The only exception is ``operational_metadata: false`` at action level, which disables **all** metadata.
**Preset level**
.. code-block:: yaml
:caption: presets/bronze_layer.yaml
:linenos:
name: bronze_layer
version: "1.0"
defaults:
operational_metadata: ["_processing_timestamp", "_source_file_path"]
**FlowGroup level**
.. code-block:: yaml
:caption: pipelines/customer_ingestion/load_customers.yaml
:linenos:
:emphasize-lines: 4
pipeline: customer_ingestion
flowgroup: load_customers
presets: ["bronze_layer"]
operational_metadata: ["_record_hash"] # Adds to preset columns
actions:
- name: load_customer_files
type: load
source:
type: cloudfiles
path: "/mnt/landing/customers/*.json"
format: json
target: v_customers_raw
**Action level**
.. code-block:: yaml
:caption: Action-specific metadata configuration
:linenos:
:emphasize-lines: 8-11
actions:
- name: load_with_custom_metadata
type: load
source:
type: cloudfiles
path: "/mnt/data/*.parquet"
format: parquet
operational_metadata: # Adds to flowgroup + preset columns
- "_pipeline_name"
- "_custom_business_logic"
target: v_enriched_data
- name: load_without_metadata
type: load
source:
type: sql
sql: "SELECT * FROM source_table"
operational_metadata: false # Disables all metadata
target: v_clean_data
**Additive behavior example:**
.. code-block:: yaml
:caption: Complete example showing additive behavior
:linenos:
:emphasize-lines: 4, 9, 18-20
# Preset defines base columns
# presets/bronze_layer.yaml
defaults:
operational_metadata: ["_processing_timestamp"]
# FlowGroup adds more columns
pipeline: customer_ingestion
flowgroup: load_customers
operational_metadata: ["_source_file_path", "_record_hash"]
actions:
- name: load_customer_files
type: load
source:
type: cloudfiles
path: "/mnt/data/*.json"
# Action adds even more columns
operational_metadata:
- "_pipeline_name"
- "_custom_business_logic"
target: v_customers_raw
# Final result: ALL columns combined
# ✓ _processing_timestamp (from preset)
# ✓ _source_file_path (from flowgroup)
# ✓ _record_hash (from flowgroup)
# ✓ _pipeline_name (from action)
# ✓ _custom_business_logic (from action)
Usage Patterns
--------------
**Enable all available columns:**
.. code-block:: yaml
operational_metadata: true
**Select specific columns:**
.. code-block:: yaml
operational_metadata:
- "_processing_timestamp"
- "_source_file_path"
- "_record_hash"
**Disable metadata:**
.. code-block:: yaml
operational_metadata: false
**Generated Python code:**
.. code-block:: python
:caption: Generated DLT code with operational metadata
:linenos:
:emphasize-lines: 8-11
@dp.temporary_view()
def v_customers_raw():
"""Load customer files from landing zone"""
df = spark.readStream \
.format("cloudFiles") \
.option("cloudFiles.format", "json") \
.load("/mnt/landing/customers/*.json")
# Add operational metadata columns
df = df.withColumn('_processing_timestamp', F.current_timestamp())

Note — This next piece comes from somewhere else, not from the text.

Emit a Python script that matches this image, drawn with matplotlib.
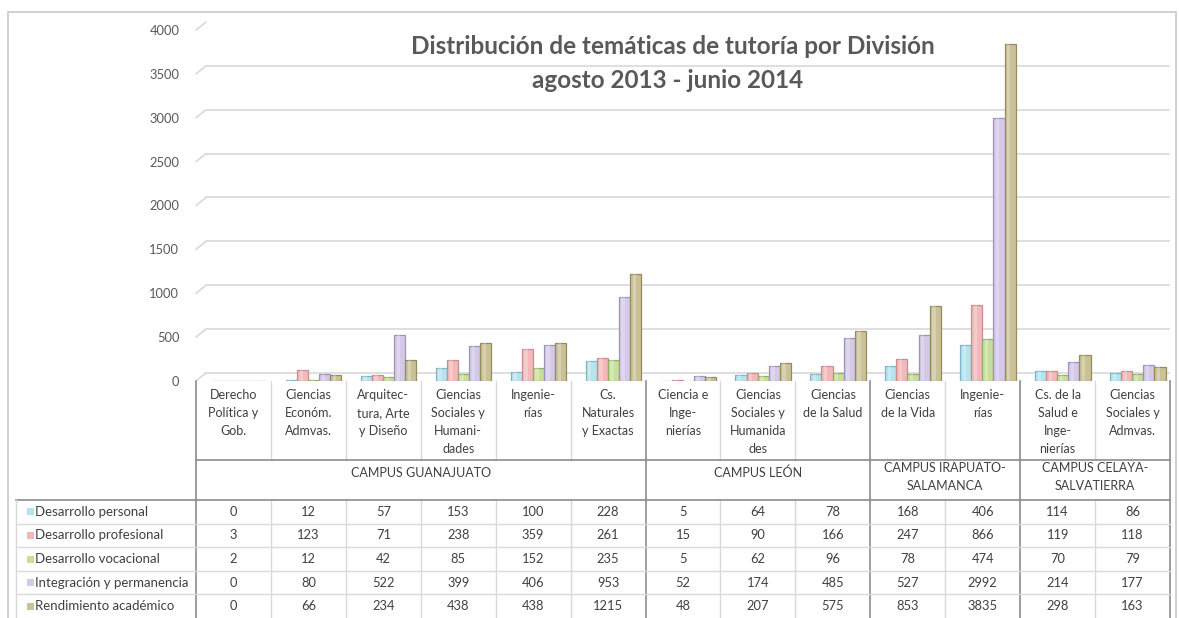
import matplotlib
matplotlib.use("Agg")
import matplotlib.pyplot as plt
import matplotlib.transforms as mtransforms
import numpy as np

plt.rcParams['font.family'] = ['Lato', 'DejaVu Sans']

categories = ["Derecho\nPolítica y\nGob.", "Ciencias\nEconóm.\nAdmvas.", "Arquitec-\ntura, Arte\ny Diseño",
              "Ciencias\nSociales y\nHumani-\ndades", "Ingenie-\nrías", "Cs.\nNaturales\ny Exactas",
              "Ciencia e\nInge-\nnierías", "Ciencias\nSociales y\nHumanida\ndes", "Ciencias\nde la Salud",
              "Ciencias\nde la Vida", "Ingenie-\nrías",
              "Cs. de la\nSalud e\nInge-\nnierías", "Ciencias\nSociales y\nAdmvas."]
campuses = ["CAMPUS GUANAJUATO", "CAMPUS LEÓN", "CAMPUS IRAPUATO-\nSALAMANCA", "CAMPUS CELAYA-\nSALVATIERRA"]
campus_sizes = [6, 3, 2, 2]

series_names = ["Desarrollo personal", "Desarrollo profesional", "Desarrollo vocacional",
                "Integración y permanencia", "Rendimiento académico"]
personal = [0, 12, 57, 153, 100, 228, 5, 64, 78, 168, 406, 114, 86]
profesional = [3, 123, 71, 238, 359, 261, 15, 90, 166, 247, 866, 119, 118]
vocacional = [2, 12, 42, 85, 152, 235, 5, 62, 96, 78, 474, 70, 79]
integracion = [0, 80, 522, 399, 406, 953, 52, 174, 485, 527, 2992, 214, 177]
rendimiento = [0, 66, 234, 438, 438, 1215, 48, 207, 575, 853, 3835, 298, 163]
series = [personal, profesional, vocacional, integracion, rendimiento]
yticks = [0, 500, 1000, 1500, 2000, 2500, 3000, 3500, 4000]

faces = ["#b6e3ee", "#f2b9bb", "#c6df9d", "#d4c9e7", "#cac197"]
edges = ["#7fb5c6", "#c98d8f", "#93ae66", "#9e92ba", "#958b5e"]

W, H = 1179, 618
fig = plt.figure(figsize=(W / 100, H / 100), dpi=100)

x0, x1 = 196, 1170
y_floor, y_top = 381, 30
ncat = len(categories)
colw = (x1 - x0) / ncat

ax = fig.add_axes([x0 / W, (H - y_floor) / H, (x1 - x0) / W, (y_floor - y_top) / H])
ax.set_xlim(-0.5, ncat - 0.5)
ax.set_ylim(0, 4000)
for s in ax.spines.values():
    s.set_visible(False)
ax.set_xticks([])
ax.set_yticks(yticks)
ax.set_yticklabels([str(t) for t in yticks], color="#595959", fontsize=9.3)
ax.tick_params(axis='y', length=0, pad=12)
ax.patch.set_alpha(0)

off = mtransforms.ScaledTranslation(10 / 100, 8 / 100, fig.dpi_scale_trans)
btrans = ax.get_yaxis_transform()
for t in yticks:
    ax.plot([0, 1 - 10 / (x1 - x0)], [t, t], transform=btrans + off, color="#d9d9d9", lw=1.2, zorder=0)
    ax.annotate("", xy=(0, t), xycoords=btrans, xytext=(10, 8), textcoords='offset pixels',
                arrowprops=dict(arrowstyle='-', color="#d9d9d9", lw=1.2, shrinkA=0, shrinkB=0))

bw = 0.148
xs = np.arange(ncat)
for k, vals in enumerate(series):
    pos = xs + 0.07 + (k - 2) * bw
    ax.bar(pos, vals, width=bw, color=faces[k], edgecolor=edges[k], linewidth=0.9, zorder=3)
    ax.bar(pos - bw * 0.12, vals, width=bw * 0.3, color="white", alpha=0.25, linewidth=0, zorder=4)

ov = fig.add_axes([0, 0, 1, 1])
ov.set_xlim(0, W)
ov.set_ylim(H, 0)
ov.axis('off')
ov.patch.set_alpha(0)

ov.plot([8, 8, 1176, 1176], [H + 5, 12, 12, H + 5], color="#c8c8c8", lw=1.2)

ov.text(673, 47, "Distribución de temáticas de tutoría por División", ha='center', va='center',
        fontsize=17.5, fontweight='bold', color="#595959")
ov.text(668, 80, "agosto 2013 - junio 2014", ha='center', va='center',
        fontsize=17.5, fontweight='bold', color="#595959")

light = "#d9d9d9"
dark = "#8c8c8c"
txtc = "#404040"
y_cat_bot, y_camp_bot = 460, 500
row_h = (H - y_camp_bot) / 5

for i, lab in enumerate(categories):
    cx = x0 + colw * (i + 0.5)
    ov.text(cx, 389, lab, ha='center', va='top', fontsize=9, color=txtc, linespacing=1.6)
    for r in range(5):
        ov.text(cx, y_camp_bot + row_h * (r + 0.5), str(series[r][i]), ha='center', va='center',
                fontsize=9.3, color=txtc)

bounds = np.cumsum([0] + campus_sizes)
campus_edges = set(bounds.tolist())
for j in range(1, ncat):
    xx = x0 + colw * j
    if j in campus_edges:
        ov.plot([xx, xx], [y_floor, H], color=dark, lw=1.2)
    else:
        ov.plot([xx, xx], [y_floor, y_cat_bot], color=light, lw=1)
        ov.plot([xx, xx], [y_camp_bot, H], color=light, lw=1)
ov.plot([x0, x0], [y_floor, H], color=dark, lw=1.2)
ov.plot([x1, x1], [y_floor, H], color=dark, lw=1.2)

for c, lab in enumerate(campuses):
    cx = x0 + colw * (bounds[c] + bounds[c + 1]) / 2
    cy = 473 if "\n" not in lab else 477
    ov.text(cx, cy, lab, ha='center', va='center', fontsize=9,
            color=txtc, linespacing=1.5)

ov.plot([x0, x1], [y_cat_bot, y_cat_bot], color=dark, lw=1.2)
ov.plot([16, x1], [y_camp_bot, y_camp_bot], color=dark, lw=1.2)
for r in range(1, 5):
    yy = y_camp_bot + row_h * r
    ov.plot([16, x1], [yy, yy], color=light, lw=1)
ov.plot([16, 16], [y_camp_bot, H], color=light, lw=1)

for r, name in enumerate(series_names):
    yy = y_camp_bot + row_h * (r + 0.5)
    ov.add_patch(plt.Rectangle((27, yy - 3.5), 7, 7, facecolor=faces[r], edgecolor='none'))
    ov.text(35, yy, name, ha='left', va='center', fontsize=9.5, color=txtc)

fig.savefig("out.png", dpi=100)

df = df.withColumn('_source_file_path', F.col('_metadata.file_path'))
df = df.withColumn('_record_hash', F.xxhash64(*[F.col(c) for c in df.columns]))
return df
.. danger::
- When you add operational metadata columns to an upstream action,
if your downstream action is a transformation, for example SQL transform,
you need to make sure they are included in the SQL query.
Internal Implementation Note
-----------------------------
The codebase maintains strict semantic separation between single and multi-document YAML files:
- ``load_yaml_file()`` - For single-document files (configs, templates, presets)
* Validates exactly one document exists
* Raises ``MultiDocumentError`` (LHP-IO-003) for empty files or files with multiple documents
* Used for templates, presets, configs, and other single-document files
- ``load_yaml_documents_all()`` - For multi-document files (flowgroup files only)
* Returns list of all documents
* Used exclusively for flowgroup YAML files that may contain multiple flowgroups
This strict validation prevents accidental misuse and catches bugs early. If you encounter a
``MultiDocumentError``, the error message will guide you to the correct loading method.